Coming back to the motherland is strangely disconcerting. Mistakes I hoped were dead and buried in my younger - significantly more reckless past - surface with frustrating regularity. And while I'm not averse to more recent, err, adventures, I detest coming face-to-face with how stupid-I-once-was.It's almost as if I was a different person then. And I'm a different person now. (Or I'd like to be).
Except it's not easy is it? Becoming someone else, even if that someone else is just yourself.
Former-me disappoints me in her lack of foresight. I don't understand how she could throw caution to the winds and just do things because they 'felt' right. (I don't understand how so many wrongs managed to feel right in the first place). Former-me was reckless, and stupid, and in her reckless stupidity didn't understand that the world does not revolve around her, that everyone she meets is not going to love her, that she cannot get what she wants when she wants it, and that the world at large is not focused on worshiping the ground beneath her feet. Silly girl, former-me.
But even as I look down on former-me's naive self-confidence, I wonder if she came face-to-face with present-me, would she approve of what I have become?
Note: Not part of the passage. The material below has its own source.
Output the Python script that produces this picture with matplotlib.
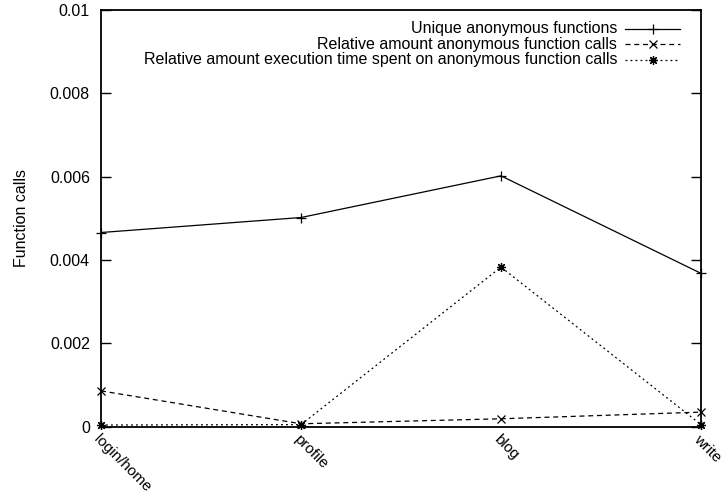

Or would she tell me that I'm an idiot. Would she remind me that I'm 27, not 200 and tell me to throw away the baggage of cynical distrust and just believe - with all the naive enthusiasm that former-me was capable of - that humanity is ultimately good, that there 'is' such a thing as love and I-will-find-it, that relationships are meant to last and that they're worth investing in, that commitment is something to cherish not run-away from. Wisdom, she might say, is not always found in those who live longest.
So there I am, caught between former-me and present-me and not sure who wins out into future me. All I know is that assuming a button makes itself to my universe, there is little doubt that I'd be tempted to reinvent myself.
The real question is, who the hell do I want to become?